16. Then again the time after which the property was recovered may also be a relevant circumstance in fixing or presuming knowledgeabout the nature of the possession. In the present case the property was recovered about ten days after the dacoity had been committed and in the case of Ham Swamp Singh the dhoti was taken out from a locked box and given to the Sub-Inspector. The karas were recovered from the shop of Ram Murat presumably on some information given by Bhola himself or by some other person. As Ram Swarup Singh has not been charged under Section 395 of the Penal Code, it would be safer to hold that he is guilty under Section 411 and not under Section 412 of the Penal Code. In the case of Bhola. however, he had been charged under Section 395 of the Penal Code and the property was recovered soon after the dacoity had been committed. There is, therefore, no reason to reject the presumption that he knew that the property had been acquired by dacoity.

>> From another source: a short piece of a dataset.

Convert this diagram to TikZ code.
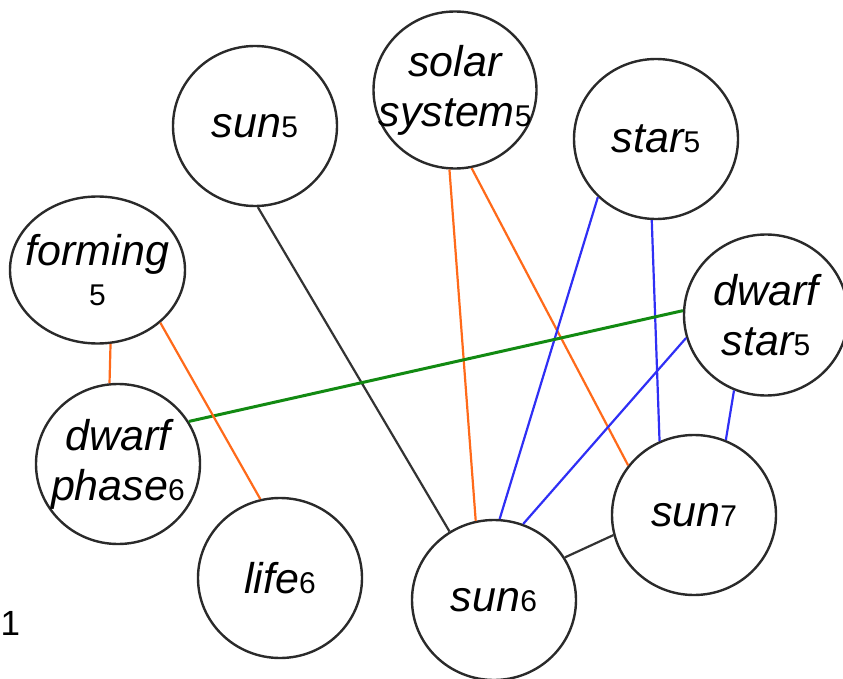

17. As a result the conviction and sentence of Banwari and Chiranji under Section 395 of the Penal Code are set aside and they are acquitted. The conviction and sentence of Chandrapal, Malkhan, Debi and Jangi under Section 395 of the Penal Code are maintained. The conviction of Bam Swarup Singh under Section 412 of the Penal Code is altered to one under Section 411 of the Penal Code and the sentence is reduced to one year's rigorous imprisonment and the sentence of fine is set aside. The conviction and sentence of Bhola under Section 412, I. P. C. are maintained. Banwari and Chiranji are on bail. They need not surrender to their bail and their bail bonds are cancelled. The fines, if paid, by Ram Swarup, Banwari and Chiranji shall be refunded. The appellants, Chandrapal, Malkhan, Jangi, Ram Swarup Singh and Bhola are on bail. They shall surrender to their bail to serve out the remaining part of their sentence.